Recently, governors in Virginia, New York, California, Florida and other states announced proudly that people being held in prison were being tasked to make products to help address shortages brought on by the government's failure to prepare for or respond quickly to the novel coronavirus public health crisis.

In Virginia, people in our prisons are being tasked with manufacturing masks for themselves and Virginia Department of Corrections (VDOC) staff to help keep the coronavirus out of the more than 40 state correctional facilities that are at highest risk during the current public health crisis. These masks are being made at Virginia Correctional Enterprises (VCE) plants that are part of a revenue-producing program in which incarcerated people are paid little to produce profits that benefit taxpayers.

The ACLU of Virginia joins the call to end the exploitation of the labor of people living in prisons. Not everything that may be legal is right.

Slavery and involuntary servitude were abolished by the 13th Amendment when it was ratified in 1865. This is among the most expansive amendments, as it is enforceable against private parties, not just state actors. It also applies to all individuals – without respect to race, national origin or citizenship status - in the United States and its territories. What is little known or understood about the amendment, however, is that prison labor is argued to be an exception to the prohibition against slavery. The amendment explicitly preserves slavery or involuntary servitude as authorized "punishment of a crime."

Congress has broad authority under the amendment to eradicate the "badges and incidents of slavery." Because Congress failed to use this authority to address the inequities of Jim Crow and Reconstruction, discrimination rooted in our dark history has now become institutionalized in our criminal legal system.

Laws that criminalize poverty – ranging from loitering to panhandling – or drug use disproportionately affect communities of color, particularly when they are enforced with biased-based policing. Inequities in access to counsel, lack of opportunity to access bail, ballooning fines and fees and other systemic gaps that affect conviction and sentencing further exacerbate these disparities.

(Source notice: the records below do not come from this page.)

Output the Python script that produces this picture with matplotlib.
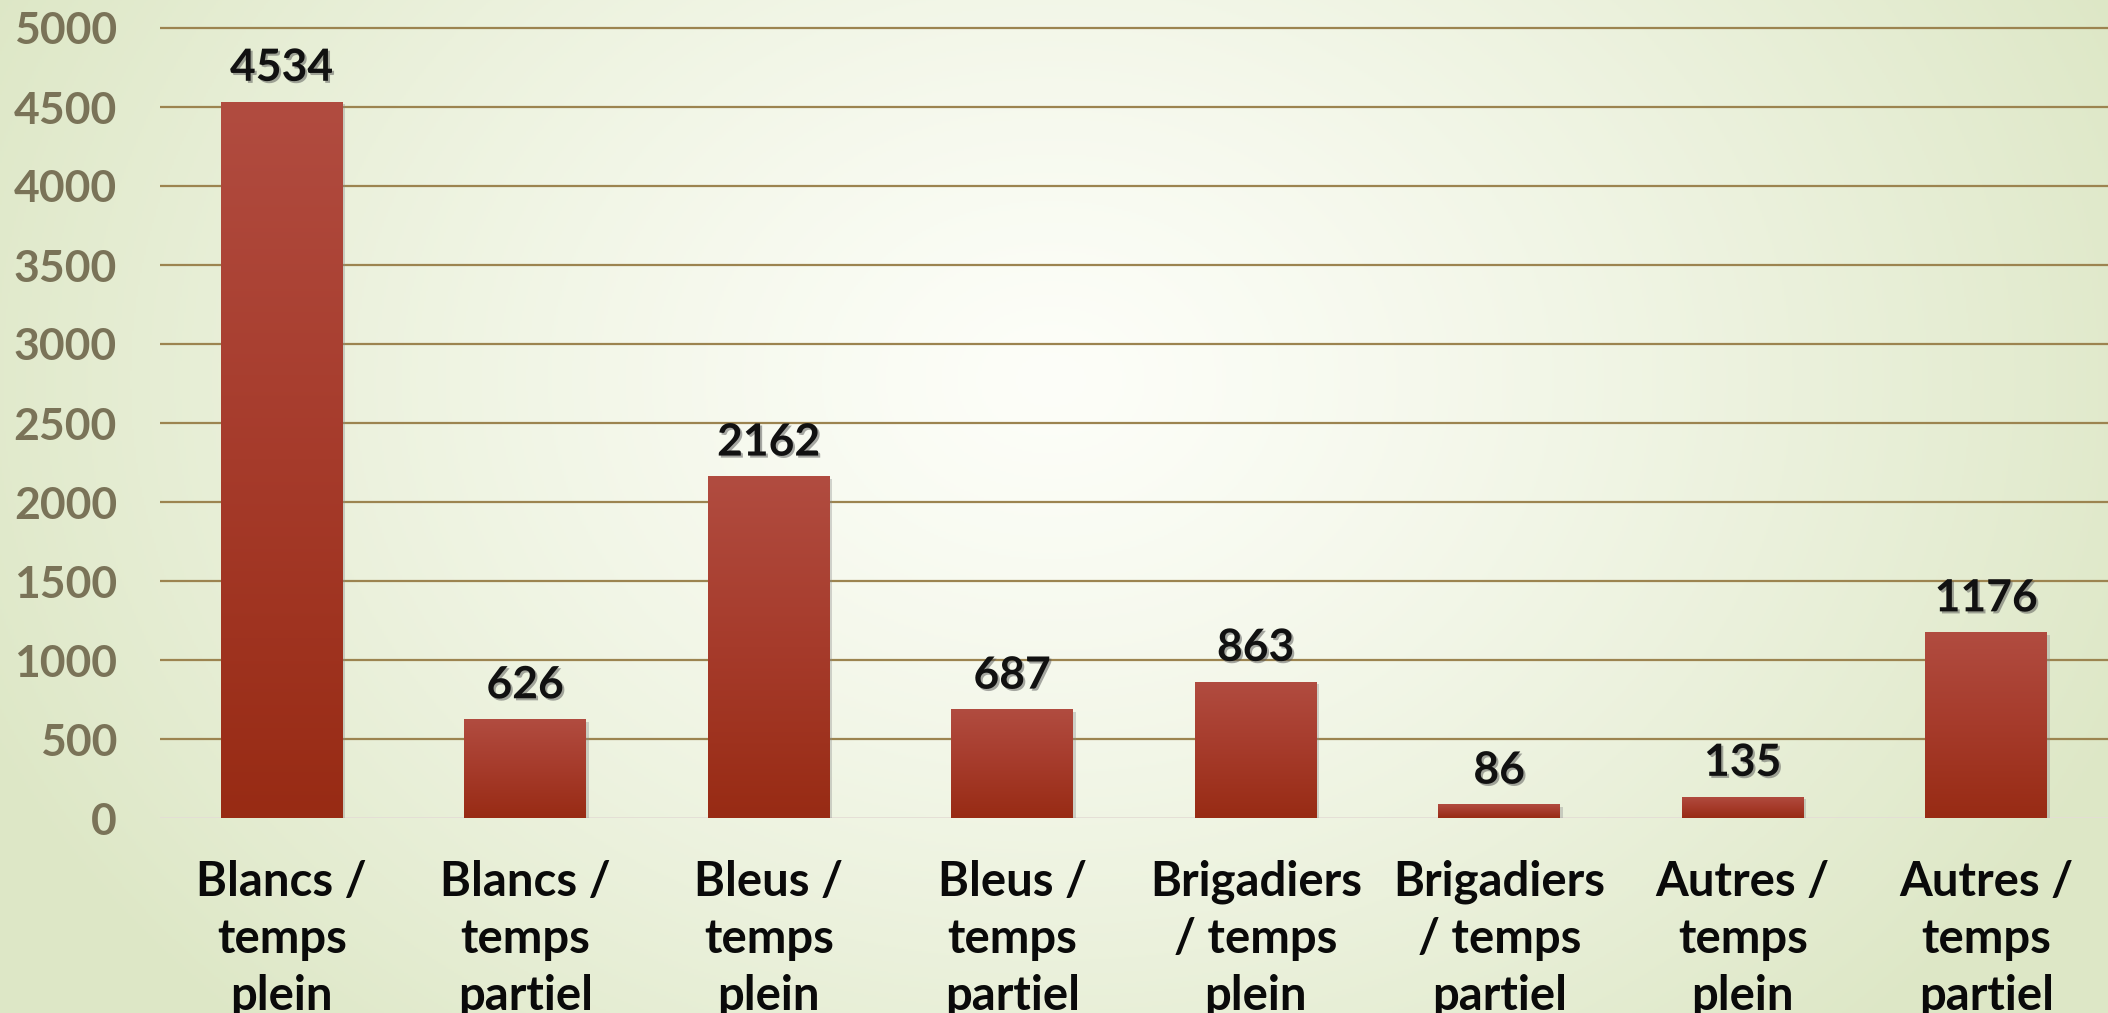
import numpy as np
import matplotlib
matplotlib.use("Agg")
import matplotlib.pyplot as plt
import matplotlib.patheffects as pe
from matplotlib.colors import LinearSegmentedColormap

categories = ["Blancs /\ntemps\nplein", "Blancs /\ntemps\npartiel", "Bleus /\ntemps\nplein",
              "Bleus /\ntemps\npartiel", "Brigadiers\n/ temps\nplein", "Brigadiers\n/ temps\npartiel",
              "Autres /\ntemps\nplein", "Autres /\ntemps\npartiel"]
values = [4534, 626, 2162, 687, 863, 86, 135, 1176]
yticks = [0, 500, 1000, 1500, 2000, 2500, 3000, 3500, 4000, 4500, 5000]

plt.rcParams['font.family'] = ['Lato', 'DejaVu Sans']
plt.rcParams['font.weight'] = 'bold'

W, H, DPI = 2108, 1013, 100
fig = plt.figure(figsize=(W / DPI, H / DPI), dpi=DPI)

# background radial gradient
bg = fig.add_axes([0, 0, 1, 1], zorder=-10)
yy, xx = np.mgrid[0:H:2, 0:W:2]
cx, cy = 1050, 380
d = np.sqrt(((xx - cx) / 1150.0) ** 2 + ((yy - cy) / 900.0) ** 2)
d = np.clip(d, 0, 1)
c0 = np.array([0.992, 0.996, 0.975])
c1 = np.array([0.870, 0.908, 0.780])
t = d[..., None] ** 1.25
img = c0 * (1 - t) + c1 * t
bg.imshow(img, extent=[0, 1, 0, 1], aspect='auto', origin='upper')
bg.axis('off')

# axes placement
px_per_unit = (818 - 28) / 5000.0
top_val = 5040
ax_bottom = 1 - 818 / H
ax_top = 1 - (818 - top_val * px_per_unit) / H
ax = fig.add_axes([160 / W, ax_bottom, 1 - 160 / W, ax_top - ax_bottom])
ax.patch.set_alpha(0)

x = np.arange(len(values))
bars = ax.bar(x, values, width=0.5, color='#a63a2c', zorder=3,
              path_effects=[pe.SimplePatchShadow(offset=(2, -2), shadow_rgbFace='#888888', alpha=0.35),
                            pe.Normal()])

cmap = LinearSegmentedColormap.from_list('bar', ['#982b14', '#a63b2b', '#b14c40'])
grad = np.linspace(0, 1, 256).reshape(-1, 1)
for b in bars:
    x0, y0, w, h = b.get_x(), b.get_y(), b.get_width(), b.get_height()
    im = ax.imshow(grad, extent=[x0, x0 + w, y0, y0 + h], origin='lower', aspect='auto',
                   cmap=cmap, zorder=4)
    im.set_clip_path(b)

for xi, v in zip(x, values):
    ax.annotate(str(v), (xi, v), xytext=(0, 15), textcoords='offset points',
                ha='center', va='baseline', fontsize=32, fontweight='bold', color='#111111',
                zorder=6,
                path_effects=[pe.withSimplePatchShadow(offset=(1.5, -1.5), shadow_rgbFace='#555555', alpha=0.5)])

ax.set_xlim(-0.5, len(values) - 0.5)
ax.set_ylim(0, top_val)
ax.set_yticks(yticks)
ax.set_yticklabels([str(v) for v in yticks])
ax.set_xticks(x)
ax.set_xticklabels(categories, linespacing=1.36)

for s in ax.spines.values():
    s.set_visible(False)
ax.tick_params(axis='y', length=0, pad=31, labelsize=32, labelcolor='#7a7358')
ax.tick_params(axis='x', length=0, pad=30, labelsize=34, labelcolor='#0a0a0a')
for lbl in ax.get_yticklabels() + ax.get_xticklabels():
    lbl.set_fontweight('bold')

for yv in yticks[1:]:
    ax.axhline(yv, color='#9c8450', lw=1.6, zorder=1)
ax.axhline(0, color='#e4ddd5', lw=2, zorder=2)

fig.savefig('out.png', dpi=DPI)
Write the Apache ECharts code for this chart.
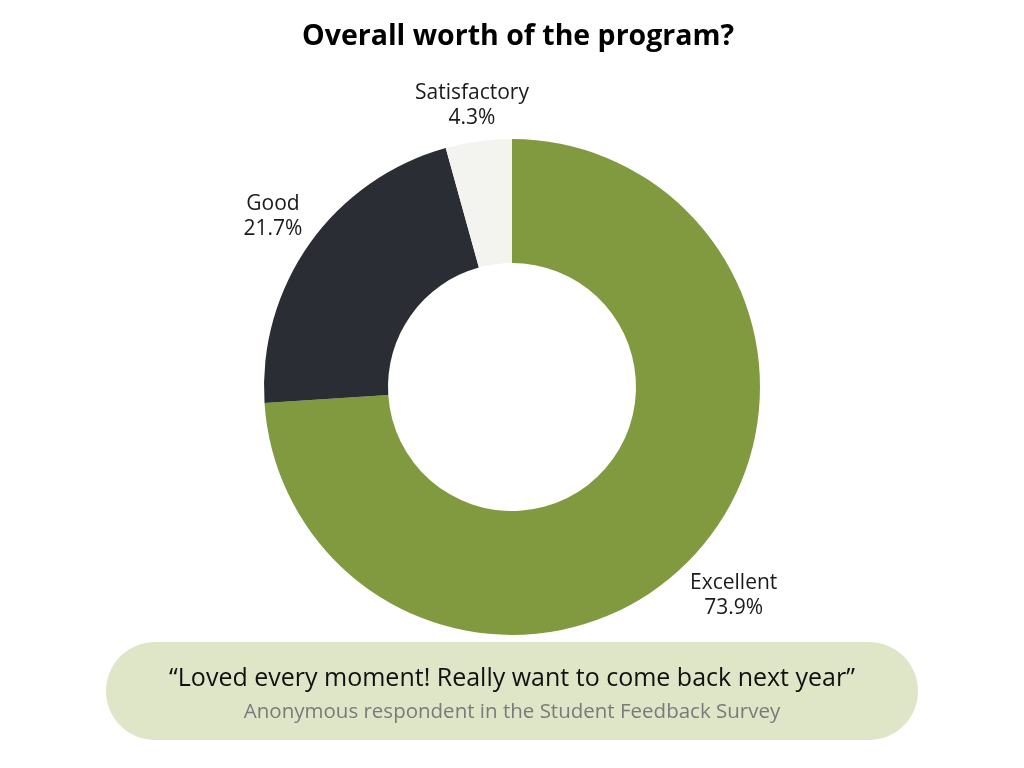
<!DOCTYPE html>
<html>
<head>
<meta charset="utf-8">
<script src="https://cdn.jsdelivr.net/npm/echarts@6/dist/echarts.min.js"></script>
<style>
html,body{margin:0;padding:0;background:#fff;}
#chart{width:1024px;height:768px;}
</style>
</head>
<body>
<div id="chart"></div>
<script>
const categories = ['Excellent', 'Good', 'Satisfactory'];
const percentages = [73.9, 21.7, 4.3];
const colors = ['#819a40', '#2a2d34', '#f3f4ef'];
const chartTitle = 'Overall worth of the program?';
const quoteText = '\u201CLoved every moment! Really want to come back next year\u201D';
const quoteSource = 'Anonymous respondent in the Student Feedback Survey';

const FONT = '"Open Sans", Lato, sans-serif';
// label nudges in px (style only)
const labelShiftY = [5, 2, 13];
const labelShiftX = [5, 3, 0];

const pieData = categories.map((c, i) => ({ name: c, value: percentages[i], itemStyle: { color: colors[i] } }));
const labelData = categories.map((c, i) => ({ name: c, value: percentages[i] }));

const labelTextStyle = { fontFamily: FONT, fontSize: 21, lineHeight: 25, color: '#1a1a1a', align: 'center' };

const chart = echarts.init(document.getElementById('chart'), null, { renderer: 'canvas' });
chart.setOption({
  backgroundColor: '#ffffff',
  animation: false,
  title: [
    {
      text: chartTitle,
      left: 297,
      top: 17,
      textStyle: { fontFamily: FONT, fontSize: 28.5, fontWeight: 'bold', color: '#000' }
    },
    {
      text: quoteText,
      subtext: quoteSource,
      left: 'center',
      top: 661,
      itemGap: 11,
      textStyle: { fontFamily: FONT, fontSize: 25, fontWeight: 'normal', color: '#111' },
      subtextStyle: { fontFamily: FONT, fontSize: 20.5, color: '#7a7a7a' }
    }
  ],
  graphic: [
    {
      type: 'rect',
      z: -10,
      shape: { x: 106, y: 642, width: 812, height: 98, r: 49 },
      style: { fill: '#dfe6c8' },
      silent: true
    }
  ],
  series: [
    {
      type: 'pie',
      center: [512, 387],
      radius: [124, 248],
      startAngle: 90,
      clockwise: true,
      silent: true,
      label: { show: false },
      labelLine: { show: false },
      data: pieData
    },
    {
      type: 'pie',
      center: [512, 387],
      radius: [248, 340],
      startAngle: 90,
      clockwise: true,
      silent: true,
      itemStyle: { color: 'rgba(0,0,0,0)' },
      label: {
        show: true,
        position: 'inside',
        formatter: function (p) {
          return '{sp| }\n{t|' + p.name + '}\n{t|' + p.value + '%}';
        },
        align: 'center',
        rich: {
          t: labelTextStyle,
          sp: { fontSize: 1, lineHeight: 1, height: 1 }
        }
      },
      labelLine: { show: false },
      data: labelData.map((d, i) => ({
        name: d.name,
        value: d.value,
        label: {
          rich: {
            sp: { fontSize: 1, lineHeight: labelShiftY[i] * 2, height: labelShiftY[i] * 2 },
            t: Object.assign({}, labelTextStyle, { padding: [0, 0, 0, labelShiftX[i] * 2] })
          }
        }
      }))
    }
  ]
});
</script>
</body>
</html>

Today, Black people are overrepresented in the prison population. In Virginia, 58 percent of people in prisons are Black, despite comprising only 20 percent of the state's population. This problem will only grow worse, as the rate at which Black people are being admitted to prisons and jails is also skewed. The incarceration rate of Black people in Virginia is five times the rate of white people.

It is this disproportionately Black prison population that is providing the labor to make the masks to protect Department of Corrections staff and themselves from covid-19, the disease caused by the coronavirus. These individuals don't make the minimum wage or enjoy the workplace protections otherwise provided by law. Recent audits of VCE programs show that labor costs are about 10 percent of expenses and raise questions about the claimed benefits to people working in the programs. Whether the people are choosing to do this work or being forced to do so at risk of losing privileges or being disciplined is open to question. Not in question is that they are making these masks and other goods that are sold by the state at a significant profit, while being paid less than $1 an hour for their labor.

People who are incarcerated are an integral part of our communities. The individuals working in VCE businesses are not able to earn enough money for necessities, to pay restitution owed to victims or support their families in the community. Rather than allowing the pandemic to mask this inhumane practice, we should seize this opportunity to really see how their work is helping us to survive this crisis and take steps to ensure that people in prison are fairly treated and compensated.

The ACLU of Virginia joins the call to end the exploitation of the labor of people living in prisons. Not everything that may be legal is right. Every person who works while incarcerated should do so only willingly and in return for wages that are fair and just. These are times that call for us not to further exploit the people in prison for our purposes but to aspire to be our best selves and to work together to erase every last vestige of Jim Crow in Virginia, even if it costs Virginia taxpayers the profit from our prison industries.